October 29, 2019

YERUN RMA 2019 – Meet Gloria Andrada de Gregorio

Thanks to the YERUN mobility award, I have been able to work at the Lisbon Mind and Reasoning Research Group, a research group within the Reasoning and Argumentation Lab of the Nova Institute of Philosophy, under the supervision of Dr. Robert Clowes. The project I have carried out in collaboration with Robert Clowes focuses on conceptualizing the subjective dimension of internet technologies, in particular the relation between internet technologies —mainly self-tracking devices— and self-knowledge.

We constantly carry with us devices connected to the internet. This has changed the way we access and consume information and therefore has deeply transformed how we regulate and conduct our activities and projects. Given its centrality in the contemporary world, it is important to identify and conceptualize the role that the internet plays in different domains of the cognizing subject. At the Nova Institute of Philosophy I found a stimulating research environment that has contributed deeply to my research profile. Additionally, thanks to the YERUN Research Mobility Award we have begun to establish a promising research relation between the Applied Epistemology Research Group at the Autonomous University of Madrid, and the Lisbon Mind and Reasoning Research Group.
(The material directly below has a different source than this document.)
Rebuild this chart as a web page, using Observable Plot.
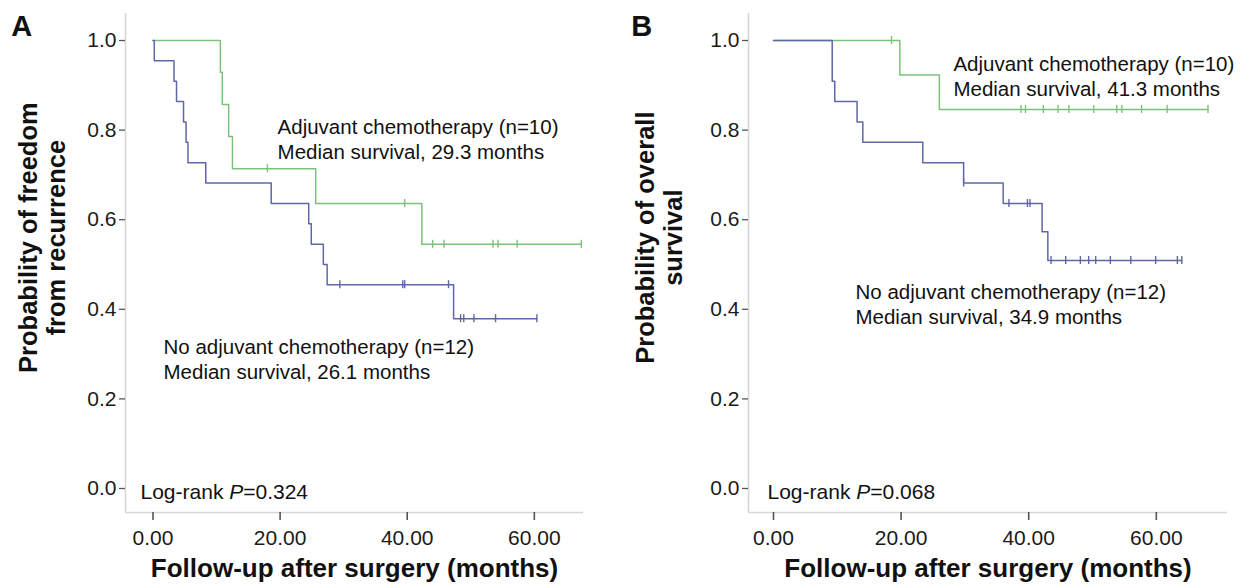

Gloria Andrada and Robert Clowes

Gloria is a PhD candidate working on issues at the intersection between the philosophy of the cognitive sciences and epistemology. Before joining the Group of Applied Epistemology, she graduated in Philosophy from the Autonomous University of Madrid and obtained a Master degree in Cognitive Science and Language from the University of Barcelona. She has been a visiting PhD student at University of Edinburgh, Macquarie University and University of Glasgow. Her research focuses on understanding our nature as epistemic agents, with an emphasis on our pervasive reliance on technology and on others through technology. Her theoretical framework is the theory of Extended Cognition, according to which some of the artifacts that we interact with are, under certain circumstances, (literally) part of our cognitive processes. She is developing an account of the phenomenon of extended knowledge, and of the corresponding notion of extended knowers, that focuses on the complementary roles played by the particularities of embodied agents, the properties of technological artefacts and the socio-cultural environment in which they are embedded. Gloria is also interested in applying results on the nature of our cognitive systems to contemporary challenges in education, learning, intellectual flourishing and internet technologies.